By Judd Gregg - 10/03/11 09:15 AM EDT
The tax law should promote, not stifle economic activity. It should be designed in a way that raises the revenue the country needs to run while encouraging investment in activities that create jobs and growth.
Unfortunately, our current law is a morass of complex regulations that does little more than promote a robust accounting and legal industry. It has become an anchor that is making us less and less competitive in a world of global competition.
We should throw it all overboard and let it rest on the bottom of the sea where it can do the least harm. It is certainly not doing much for our need to raise revenue efficiently or for our ability to win in a world where capital and investment flows to the most efficient markets.
Tax policy should have a couple of goals. First, of course, it must be seen by the people as fair and understandable, which ensures a high level of compliance and raises the revenues needed to run the government.
In addition, an income tax needs to have a high participation level so the majority of Americans have an interest in seeing that it is fair and reasonable.
When taxes get so high or convoluted that investments are made to avoid their effect or people reduce their earning effort because the return seems of marginal worth, then you end up with tax policy that becomes counterproductive and a drain on economic activity. Investments are not made, jobs are not created and people reduce their productivity.
This is exactly what is occurring today under our current law. We have become less productive, our economy has slowed, jobs are not being created — and in large part these results stem from tax laws that are not working properly.
This is all being compounded by an administration that presents as its answer to this problem more policies to make tax laws even less effective in promoting economic growth. This is not good.
The tax laws can actually accomplish their primary goal of generating the revenues needed to run the nation’s government while also being a force for, rather than a drag on, economic expansion. But this cannot happen with our current law.
The whole thing needs to be scrapped. We need to start over. We need to look at our competition, especially in Asia. These nations understand that you get more revenue, not less, by having tax rates at a level where you get high compliance and money invested to make money, which leads to greater economic activity and jobs.
Tax avoidance should never be a primary or even significant consideration in where capital is invested. If it is, then the nation becomes less competitive. Neither should the goal be primarily one of income redistribution. Although a progressive tax rate is important, it should not be punitive.
A major tax rewrite is critical to get us on the right track. We need a law that is fair, simpler and progressive, and that exchanges the elimination of numerous deductions and exemptions for much lower tax rates on everyone.

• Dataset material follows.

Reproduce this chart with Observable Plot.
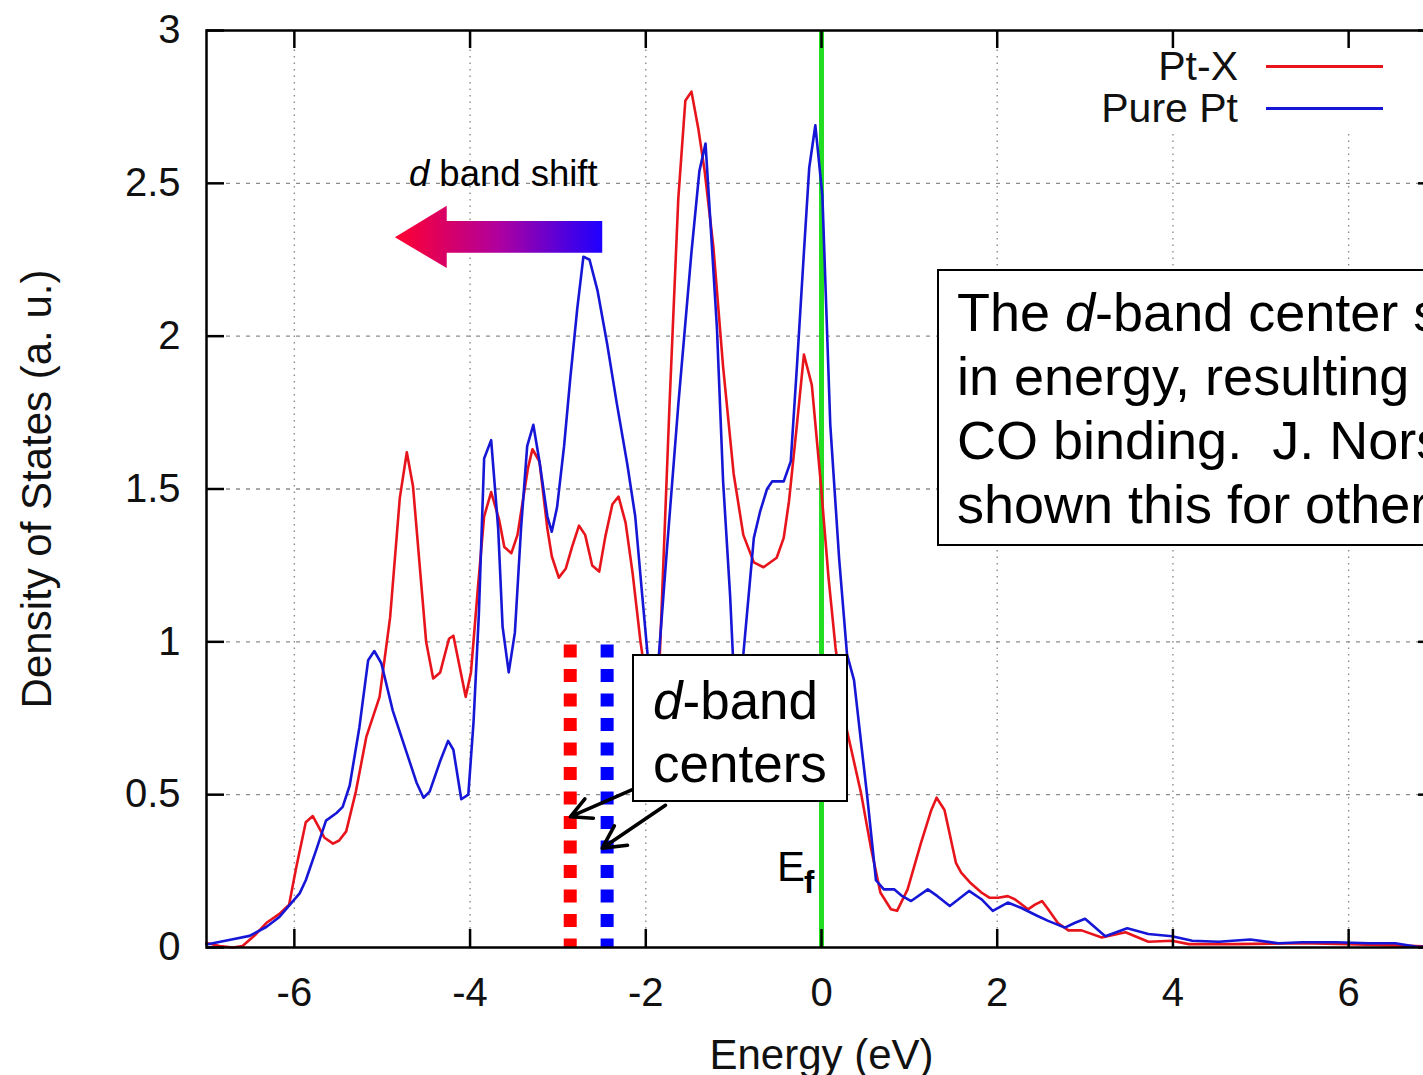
<!DOCTYPE html>
<html>
<head>
<meta charset="utf-8">
<script src="https://cdn.jsdelivr.net/npm/d3@7"></script>
<script src="https://cdn.jsdelivr.net/npm/@observablehq/plot@0.6"></script>
<style>
html, body { margin: 0; padding: 0; background: #fff; overflow: hidden; }
#wrap { position: relative; width: 1423px; height: 1075px; overflow: hidden; background: #fff;
        font-family: "Liberation Sans", Arial, Helvetica, sans-serif; color: #000; }
#wrap svg { position: absolute; left: 0; top: 0; max-width: none !important; width: 1440px !important; height: 1075px !important; }
.ov { position: absolute; white-space: nowrap; }
.box { position: absolute; box-sizing: border-box; background: #fff; border: 2px solid #000; white-space: nowrap; }
</style>
</head>
<body>
<div id="wrap"></div>
<script>
// ---------------- data ----------------
const xTicks = [-6, -4, -2, 0, 2, 4, 6];
const yTicks = [0, 0.5, 1, 1.5, 2, 2.5, 3];

const seriesNames = ["Pt-X", "Pure Pt"];
const seriesColors = ["#e8141c", "#1616d6"];

// Pt-X (red)
const ptxE = [-7.00,-6.85,-6.70,-6.59,-6.45,-6.32,-6.17,-6.06,-5.98,-5.87,-5.79,-5.66,-5.56,-5.49,-5.41,-5.30,-5.18,-5.03,-4.91,-4.80,-4.72,-4.65,-4.50,-4.42,-4.34,-4.24,-4.19,-4.05,-3.99,-3.91,-3.84,-3.76,-3.67,-3.61,-3.53,-3.46,-3.34,-3.29,-3.21,-3.12,-3.07,-2.99,-2.91,-2.84,-2.76,-2.69,-2.61,-2.53,-2.46,-2.38,-2.31,-2.23,-2.15,-2.06,-1.95,-1.84,-1.73,-1.63,-1.55,-1.48,-1.40,-1.33,-1.23,-1.12,-1.00,-0.89,-0.77,-0.66,-0.51,-0.43,-0.37,-0.28,-0.20,-0.11,-0.01,0.08,0.16,0.29,0.45,0.56,0.67,0.79,0.86,0.98,1.13,1.25,1.31,1.40,1.53,1.59,1.70,1.82,1.91,2.01,2.12,2.20,2.35,2.43,2.51,2.58,2.69,2.81,2.96,3.19,3.46,3.72,3.99,4.18,4.71,5.47,6.00,6.61,7.00];
const ptxD = [0.015,0.005,0.000,0.005,0.040,0.080,0.110,0.140,0.260,0.410,0.430,0.360,0.340,0.350,0.380,0.510,0.690,0.820,1.080,1.470,1.620,1.510,1.000,0.880,0.900,1.010,1.020,0.820,0.900,1.180,1.410,1.490,1.400,1.310,1.290,1.350,1.570,1.630,1.590,1.370,1.280,1.210,1.240,1.310,1.380,1.350,1.250,1.230,1.345,1.450,1.475,1.390,1.225,1.000,0.780,0.960,1.775,2.450,2.770,2.800,2.675,2.540,2.290,1.900,1.550,1.350,1.260,1.244,1.275,1.340,1.460,1.710,1.940,1.840,1.525,1.210,0.980,0.710,0.505,0.330,0.180,0.125,0.120,0.190,0.340,0.450,0.490,0.450,0.277,0.245,0.210,0.180,0.163,0.163,0.168,0.158,0.125,0.140,0.152,0.125,0.080,0.056,0.056,0.033,0.050,0.019,0.022,0.011,0.011,0.014,0.011,0.006,0.002];

// Pure Pt (blue)
const pureE = [-7.00,-6.70,-6.51,-6.32,-6.17,-6.06,-5.94,-5.87,-5.75,-5.64,-5.52,-5.45,-5.37,-5.26,-5.16,-5.09,-5.01,-4.88,-4.72,-4.61,-4.53,-4.46,-4.34,-4.25,-4.19,-4.10,-4.02,-3.96,-3.90,-3.84,-3.76,-3.68,-3.63,-3.56,-3.49,-3.42,-3.35,-3.28,-3.21,-3.12,-3.07,-3.01,-2.93,-2.86,-2.78,-2.71,-2.64,-2.55,-2.44,-2.33,-2.21,-2.12,-2.04,-1.98,-1.92,-1.85,-1.76,-1.63,-1.48,-1.39,-1.32,-1.27,-1.19,-1.12,-1.04,-0.98,-0.89,-0.77,-0.70,-0.62,-0.56,-0.43,-0.35,-0.28,-0.20,-0.14,-0.07,0.01,0.10,0.20,0.29,0.37,0.52,0.62,0.71,0.83,0.92,1.02,1.21,1.32,1.46,1.68,1.82,1.95,2.12,2.27,2.46,2.58,2.77,2.88,3.00,3.23,3.48,3.72,3.99,4.22,4.52,4.88,5.20,5.47,5.85,6.23,6.53,6.76,7.00];
const pureD = [0.010,0.027,0.038,0.067,0.100,0.137,0.177,0.220,0.320,0.415,0.440,0.460,0.530,0.720,0.940,0.970,0.930,0.775,0.636,0.540,0.490,0.510,0.610,0.676,0.647,0.485,0.500,0.740,1.090,1.600,1.660,1.370,1.050,0.900,1.030,1.370,1.640,1.710,1.590,1.410,1.360,1.440,1.640,1.860,2.090,2.260,2.250,2.150,1.975,1.780,1.580,1.410,1.150,0.960,0.760,0.960,1.300,1.775,2.275,2.540,2.630,2.400,2.025,1.525,1.150,0.780,0.958,1.340,1.425,1.500,1.525,1.525,1.590,1.900,2.275,2.550,2.690,2.460,1.710,1.275,0.960,0.875,0.495,0.220,0.190,0.190,0.168,0.152,0.190,0.168,0.136,0.185,0.158,0.120,0.147,0.130,0.103,0.087,0.065,0.080,0.094,0.037,0.063,0.044,0.037,0.022,0.019,0.026,0.014,0.017,0.017,0.014,0.014,0.003,0.000];

// d-band centers (eV) and the top of their marker lines
const dCenterE = [-2.86, -2.44];
const dCenterTop = 0.99;

// "d band shift" arrow outline (eV, DOS)
const shiftArrowE = [-4.85, -4.26, -4.26, -2.49, -2.49, -4.26, -4.26];
const shiftArrowD = [2.322, 2.425, 2.375, 2.375, 2.271, 2.271, 2.221];

// pointer arrows from the "d-band centers" box to the center lines
const pointerE1 = [-2.14, -1.776], pointerD1 = [0.518, 0.465];
const pointerE2 = [-2.857, -2.496], pointerD2 = [0.428, 0.325];

// annotation anchors (eV, DOS)
const centersBox = {e1: -2.151, e2: 0.307, d1: 0.9585, d2: 0.4744};
const noteBox = {e1: 1.32, d1: 2.218, d2: 1.312};
const noteLines = ["The <i>d</i>-band center s", "in energy, resulting ", "CO binding.&nbsp; J. Nors", "shown this for other"];

// ---------------- tables ----------------
const ptx = ptxE.map((e, i) => ({e, d: ptxD[i]}));
const pure = pureE.map((e, i) => ({e, d: pureD[i]}));
const shiftArrow = shiftArrowE.map((e, i) => ({e, d: shiftArrowD[i]}));
const pointers = pointerE1.map((e, i) => ({x1: e, y1: pointerD1[i], x2: pointerE2[i], y2: pointerD2[i]}));
const centerRed = [{e: dCenterE[0], top: dCenterTop, bottom: 0}];
const centerBlue = [{e: dCenterE[1], top: dCenterTop, bottom: 0}];

const FONT = '"Liberation Sans", Arial, Helvetica, sans-serif';
const tickStyle = {stroke: "#000", strokeWidth: 2.5};

const plot = Plot.plot({
  width: 1440, height: 1075,
  marginLeft: 206, marginRight: 4, marginTop: 30, marginBottom: 128,
  style: {fontFamily: FONT, fontSize: "40px", color: "#111", background: "transparent"},
  x: {domain: [-7, 7], ticks: xTicks, tickSize: 0, tickPadding: 30, tickFormat: d => String(d), label: null},
  y: {domain: [0, 3], ticks: yTicks, tickSize: 0, tickPadding: 26, tickFormat: d => String(d), label: null},
  marks: [
    Plot.ruleX(xTicks, {stroke: "#8c8c8c", strokeWidth: 1.4, strokeDasharray: "1.5,5"}),
    Plot.ruleY(yTicks.slice(1, -1), {stroke: "#8c8c8c", strokeWidth: 1.4, strokeDasharray: "4,6"}),
    Plot.ruleX([0], {stroke: "#22dd22", strokeWidth: 5}),
    Plot.ruleX(centerRed, {x: "e", y1: "top", y2: "bottom", stroke: "#ff0000", strokeWidth: 13, strokeDasharray: "13,11.5"}),
    Plot.ruleX(centerBlue, {x: "e", y1: "top", y2: "bottom", stroke: "#0000ff", strokeWidth: 13, strokeDasharray: "13,11.5"}),
    Plot.line(ptx, {x: "e", y: "d", stroke: seriesColors[0], strokeWidth: 2.6}),
    Plot.line(pure, {x: "e", y: "d", stroke: seriesColors[1], strokeWidth: 2.6}),
    Plot.frame({stroke: "#000", strokeWidth: 2.5}),
    Plot.ruleX(xTicks, {y1: () => 0, y2: () => 0.059, ...tickStyle}),
    Plot.ruleX(xTicks, {y1: () => 3, y2: () => 2.941, ...tickStyle}),
    Plot.ruleY(yTicks, {x1: () => -7, x2: () => -6.795, ...tickStyle}),
    Plot.ruleY(yTicks, {x1: () => 7, x2: () => 6.795, ...tickStyle}),
    Plot.arrow(pointers, {x1: "x1", y1: "y1", x2: "x2", y2: "y2", stroke: "#000", strokeWidth: 3.6, headLength: 16, headAngle: 55}),
    Plot.text(["Energy (eV)"], {text: d => d, frameAnchor: "bottom", textAnchor: "middle", lineAnchor: "middle", dy: 108, fontSize: 42, fill: "#111"}),
    Plot.text(["Density of States (a. u.)"], {text: d => d, frameAnchor: "left", textAnchor: "middle", lineAnchor: "middle", dx: -169, rotate: -90, fontSize: 42, fill: "#111"})
  ]
});

const wrap = document.getElementById("wrap");
wrap.appendChild(plot);

const sx = plot.scale("x"), sy = plot.scale("y");
const X = v => sx.apply(v), Y = v => sy.apply(v);

// gradient "d band shift" arrow, positioned through the plot's scales
const svg = d3.select(plot);
const defs = svg.insert("defs", ":first-child");
const lg = defs.append("linearGradient").attr("id", "shiftGrad")
  .attr("x1", "0%").attr("x2", "100%").attr("y1", "0%").attr("y2", "0%");
lg.append("stop").attr("offset", "0%").attr("stop-color", "#ff0030");
lg.append("stop").attr("offset", "50%").attr("stop-color", "#b0009e");
lg.append("stop").attr("offset", "100%").attr("stop-color", "#1e00ff");
const arrowPath = d3.line().x(p => X(p.e)).y(p => Y(p.d))(shiftArrow) + "Z";
const frameG = plot.querySelector('g[aria-label="frame"]');
const ap = document.createElementNS("http://www.w3.org/2000/svg", "path");
ap.setAttribute("d", arrowPath);
ap.setAttribute("fill", "url(#shiftGrad)");
ap.setAttribute("stroke", "none");
if (frameG) plot.insertBefore(ap, frameG); else plot.appendChild(ap);

// ---------------- overlays ----------------
function addDiv(cls, html, css) {
  const el = document.createElement("div");
  el.className = cls;
  el.innerHTML = html;
  Object.assign(el.style, css);
  wrap.appendChild(el);
  return el;
}

// "d band shift" label
addDiv("ov", "<i>d</i> band shift", {left: (X(shiftArrowE[0]) + 14) + "px", top: (Y(shiftArrowD[1]) - 50) + "px",
  fontSize: "36.5px", lineHeight: "36px"});

// E_f label
addDiv("ov", "E", {left: (X(0) - 44) + "px", top: "846px", fontSize: "42px", lineHeight: "42px"});
addDiv("ov", "f", {left: (X(0) - 17) + "px", top: "867px", fontSize: "31px", lineHeight: "31px", fontWeight: "bold"});

// "d-band centers" box
addDiv("box", "<i>d</i>-band<br>centers", {
  left: X(centersBox.e1) + "px", top: Y(centersBox.d1) + "px",
  width: (X(centersBox.e2) - X(centersBox.e1)) + "px", height: (Y(centersBox.d2) - Y(centersBox.d1)) + "px",
  padding: "13px 0 0 19px", fontSize: "53px", lineHeight: "63px"});

// explanatory note box (runs off the right edge, as in the original slide)
addDiv("box", noteLines.join("<br>"), {
  left: X(noteBox.e1) + "px", top: Y(noteBox.d1) + "px",
  width: "600px", height: (Y(noteBox.d2) - Y(noteBox.d1)) + "px",
  padding: "9px 0 0 18px", fontSize: "54px", lineHeight: "64px"});

// legend
addDiv("ov", "", {left: "1085px", top: "49px", width: "320px", height: "80px", background: "#fff"});
seriesNames.forEach((name, i) => {
  const cy = 66 + i * 42;
  addDiv("ov", name, {top: (cy + 15 - 35) + "px", right: (1423 - 1238) + "px", fontSize: "41px", lineHeight: "41px", color: "#111"});
  addDiv("ov", "", {left: "1266px", top: (cy - 1.5) + "px", width: "117px", height: "3px", background: seriesColors[i]});
});
</script>
</body>
</html>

This type of reform is being considered. Sens. Ron Wyden (D-Ore.) and Dan Coats (R-Ind.) have offered a bill that does this, although it is misdirected on the issue of taxing global profits. The Simpson-Bowles commission made a dramatic recommendation in this area. It is doable. In fact we have done it before with the tax legislation under former President Ronald Reagan and former House Ways and Means Committee Chairman Dan Rostenkowski (D-Ill.) in 1986.
If done soon, such a redo of our tax laws will throw a large, positive, electric jolt into our economy. It will give people confidence in the fairness of the tax laws, it will cause a more effective use of investment dollars, it will create jobs and it will generate much-needed additional revenue to assist in reducing our deficits.
This should be a political “no-brainer,” unless our government has lost its marbles, in which case we shall stay in the land of tax “Oz” where nothing makes sense and we fall further and further behind the global competition.
Judd Gregg is a former governor and three-term senator from New Hampshire who served as chairman and ranking member of the Senate Budget Committee and as ranking member of the Senate Appropriations subcommittee on Foreign Operations.